WHAT YOU WILL DO:
Gather up the lines that contain "with".
— START SOURCE RECORDS —
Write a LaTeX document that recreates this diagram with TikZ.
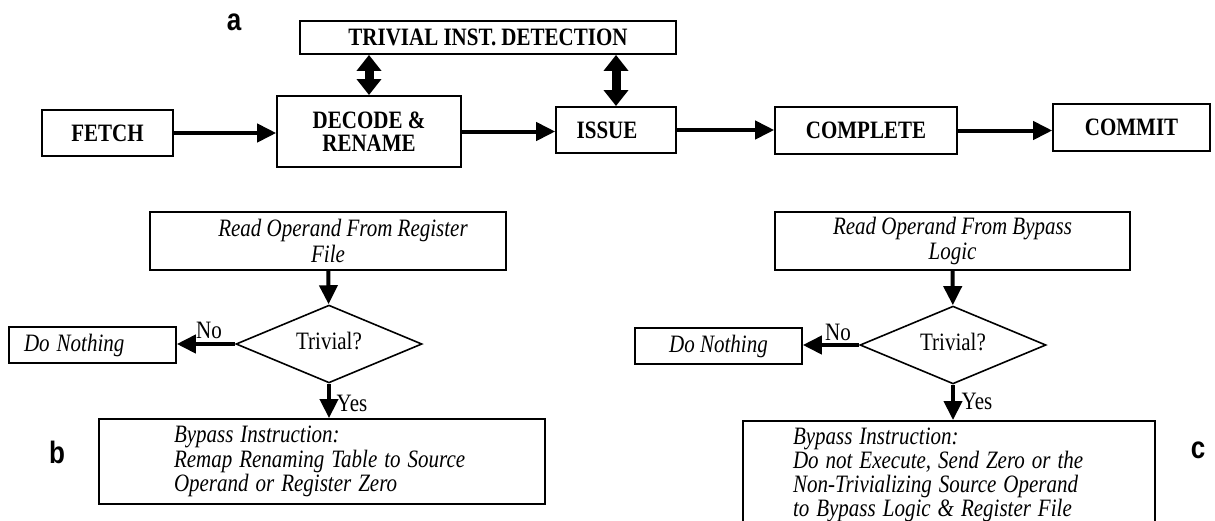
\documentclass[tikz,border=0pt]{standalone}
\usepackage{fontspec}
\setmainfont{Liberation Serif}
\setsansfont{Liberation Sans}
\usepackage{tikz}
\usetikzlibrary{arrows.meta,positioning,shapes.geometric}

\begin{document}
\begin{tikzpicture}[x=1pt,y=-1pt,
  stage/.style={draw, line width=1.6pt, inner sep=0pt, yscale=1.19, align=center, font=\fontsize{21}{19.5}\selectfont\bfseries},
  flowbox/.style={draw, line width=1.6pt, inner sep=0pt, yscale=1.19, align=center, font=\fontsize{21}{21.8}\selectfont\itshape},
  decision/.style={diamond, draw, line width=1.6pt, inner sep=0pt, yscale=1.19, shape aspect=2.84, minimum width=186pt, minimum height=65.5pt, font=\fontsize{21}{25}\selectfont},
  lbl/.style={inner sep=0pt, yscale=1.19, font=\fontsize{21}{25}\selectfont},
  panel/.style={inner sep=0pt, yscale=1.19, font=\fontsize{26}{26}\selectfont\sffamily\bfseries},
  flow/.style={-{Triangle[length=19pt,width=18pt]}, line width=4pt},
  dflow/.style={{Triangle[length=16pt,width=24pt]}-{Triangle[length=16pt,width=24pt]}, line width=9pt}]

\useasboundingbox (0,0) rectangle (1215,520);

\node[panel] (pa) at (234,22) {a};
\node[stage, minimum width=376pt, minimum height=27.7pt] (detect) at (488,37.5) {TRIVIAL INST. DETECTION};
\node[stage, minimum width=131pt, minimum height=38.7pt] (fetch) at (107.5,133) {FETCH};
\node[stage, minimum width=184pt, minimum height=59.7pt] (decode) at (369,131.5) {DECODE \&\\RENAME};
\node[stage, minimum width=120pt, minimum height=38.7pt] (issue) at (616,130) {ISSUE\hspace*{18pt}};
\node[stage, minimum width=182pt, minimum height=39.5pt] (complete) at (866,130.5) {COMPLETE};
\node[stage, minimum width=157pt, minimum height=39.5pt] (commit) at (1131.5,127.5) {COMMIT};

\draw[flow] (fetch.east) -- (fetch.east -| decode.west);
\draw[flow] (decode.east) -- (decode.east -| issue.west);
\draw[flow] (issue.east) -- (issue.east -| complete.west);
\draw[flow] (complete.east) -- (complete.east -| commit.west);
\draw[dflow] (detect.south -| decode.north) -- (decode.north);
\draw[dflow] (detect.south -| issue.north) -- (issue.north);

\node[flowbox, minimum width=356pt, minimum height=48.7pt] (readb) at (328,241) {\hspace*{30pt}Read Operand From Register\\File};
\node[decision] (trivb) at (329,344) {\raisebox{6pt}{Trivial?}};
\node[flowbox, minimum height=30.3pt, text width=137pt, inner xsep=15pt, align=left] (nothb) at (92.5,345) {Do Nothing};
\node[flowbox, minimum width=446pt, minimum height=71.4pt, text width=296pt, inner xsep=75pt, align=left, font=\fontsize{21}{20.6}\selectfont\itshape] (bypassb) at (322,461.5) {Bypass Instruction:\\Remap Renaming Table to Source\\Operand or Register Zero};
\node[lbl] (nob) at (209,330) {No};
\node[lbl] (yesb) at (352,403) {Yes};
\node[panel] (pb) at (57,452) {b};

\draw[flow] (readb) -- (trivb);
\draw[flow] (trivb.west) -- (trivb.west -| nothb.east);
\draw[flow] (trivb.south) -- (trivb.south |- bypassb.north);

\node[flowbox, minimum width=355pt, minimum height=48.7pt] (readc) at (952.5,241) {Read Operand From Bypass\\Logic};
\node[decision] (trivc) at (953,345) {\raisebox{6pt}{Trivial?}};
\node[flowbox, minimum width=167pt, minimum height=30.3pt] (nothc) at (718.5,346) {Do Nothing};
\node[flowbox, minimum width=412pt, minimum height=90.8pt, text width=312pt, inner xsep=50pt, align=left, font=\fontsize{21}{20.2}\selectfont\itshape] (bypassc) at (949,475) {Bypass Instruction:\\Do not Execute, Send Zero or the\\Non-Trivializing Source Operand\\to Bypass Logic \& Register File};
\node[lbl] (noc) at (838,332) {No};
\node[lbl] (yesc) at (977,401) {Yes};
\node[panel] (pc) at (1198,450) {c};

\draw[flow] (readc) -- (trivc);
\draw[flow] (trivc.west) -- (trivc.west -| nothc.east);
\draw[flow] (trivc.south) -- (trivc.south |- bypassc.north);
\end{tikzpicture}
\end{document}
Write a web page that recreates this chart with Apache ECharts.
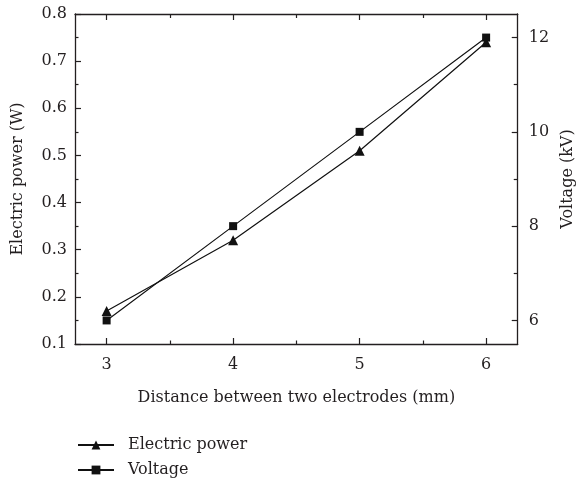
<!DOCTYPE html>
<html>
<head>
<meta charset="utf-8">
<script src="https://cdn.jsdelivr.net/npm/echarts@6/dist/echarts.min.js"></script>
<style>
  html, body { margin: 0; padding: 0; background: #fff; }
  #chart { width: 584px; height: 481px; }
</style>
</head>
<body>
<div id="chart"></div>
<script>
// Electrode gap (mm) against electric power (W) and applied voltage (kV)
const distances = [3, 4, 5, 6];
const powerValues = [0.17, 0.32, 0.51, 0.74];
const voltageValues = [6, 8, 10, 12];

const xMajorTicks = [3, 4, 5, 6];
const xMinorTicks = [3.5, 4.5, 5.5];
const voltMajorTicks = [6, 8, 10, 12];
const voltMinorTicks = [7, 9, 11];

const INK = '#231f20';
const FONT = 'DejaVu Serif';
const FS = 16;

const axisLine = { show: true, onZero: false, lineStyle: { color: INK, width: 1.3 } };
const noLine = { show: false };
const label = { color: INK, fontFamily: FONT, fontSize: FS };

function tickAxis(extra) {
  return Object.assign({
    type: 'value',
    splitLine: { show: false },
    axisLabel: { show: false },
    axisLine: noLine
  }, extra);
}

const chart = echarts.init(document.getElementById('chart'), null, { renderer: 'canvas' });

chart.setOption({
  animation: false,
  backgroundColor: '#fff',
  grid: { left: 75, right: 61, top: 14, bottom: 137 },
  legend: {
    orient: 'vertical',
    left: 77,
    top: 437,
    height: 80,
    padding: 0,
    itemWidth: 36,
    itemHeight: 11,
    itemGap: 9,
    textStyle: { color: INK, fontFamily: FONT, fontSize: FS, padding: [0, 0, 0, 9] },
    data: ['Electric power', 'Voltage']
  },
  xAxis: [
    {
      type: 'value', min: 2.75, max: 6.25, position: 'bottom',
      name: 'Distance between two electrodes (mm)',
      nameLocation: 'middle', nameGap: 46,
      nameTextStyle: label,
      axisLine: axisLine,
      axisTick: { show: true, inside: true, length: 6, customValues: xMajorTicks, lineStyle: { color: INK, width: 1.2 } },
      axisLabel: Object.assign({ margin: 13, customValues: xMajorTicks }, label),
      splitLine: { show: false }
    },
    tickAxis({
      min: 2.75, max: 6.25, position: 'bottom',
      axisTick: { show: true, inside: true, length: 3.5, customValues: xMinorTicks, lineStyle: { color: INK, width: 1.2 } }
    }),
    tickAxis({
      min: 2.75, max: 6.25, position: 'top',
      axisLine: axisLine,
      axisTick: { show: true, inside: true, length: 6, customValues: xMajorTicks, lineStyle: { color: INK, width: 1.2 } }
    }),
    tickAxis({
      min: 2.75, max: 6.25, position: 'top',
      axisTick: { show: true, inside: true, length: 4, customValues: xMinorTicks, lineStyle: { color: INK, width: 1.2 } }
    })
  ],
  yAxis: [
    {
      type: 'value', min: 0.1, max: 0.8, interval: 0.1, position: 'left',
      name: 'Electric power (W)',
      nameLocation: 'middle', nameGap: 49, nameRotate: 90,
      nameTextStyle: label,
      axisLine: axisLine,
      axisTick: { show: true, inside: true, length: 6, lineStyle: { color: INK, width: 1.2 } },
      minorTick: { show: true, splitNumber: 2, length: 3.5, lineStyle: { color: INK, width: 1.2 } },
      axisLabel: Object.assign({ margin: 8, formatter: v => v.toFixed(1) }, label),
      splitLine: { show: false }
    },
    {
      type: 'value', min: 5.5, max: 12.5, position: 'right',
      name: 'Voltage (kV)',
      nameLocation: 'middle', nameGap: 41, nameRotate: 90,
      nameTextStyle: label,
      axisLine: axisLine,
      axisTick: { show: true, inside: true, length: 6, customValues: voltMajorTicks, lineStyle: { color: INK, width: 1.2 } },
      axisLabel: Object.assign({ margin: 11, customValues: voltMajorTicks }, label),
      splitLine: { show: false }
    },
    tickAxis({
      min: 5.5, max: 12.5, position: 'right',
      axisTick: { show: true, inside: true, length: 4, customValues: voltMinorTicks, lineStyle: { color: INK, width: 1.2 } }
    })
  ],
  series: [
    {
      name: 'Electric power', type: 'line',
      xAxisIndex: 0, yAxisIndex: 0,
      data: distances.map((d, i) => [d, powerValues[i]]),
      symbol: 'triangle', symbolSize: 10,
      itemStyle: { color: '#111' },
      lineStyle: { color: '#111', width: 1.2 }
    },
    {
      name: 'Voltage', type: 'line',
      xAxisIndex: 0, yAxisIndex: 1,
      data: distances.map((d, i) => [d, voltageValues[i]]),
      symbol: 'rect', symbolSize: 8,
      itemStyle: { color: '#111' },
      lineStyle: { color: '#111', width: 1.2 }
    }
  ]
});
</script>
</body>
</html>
— END SOURCE RECORDS —
RESULT OF THE TASK:
Write a LaTeX document that recreates this diagram with TikZ.
Write a web page that recreates this chart with Apache ECharts.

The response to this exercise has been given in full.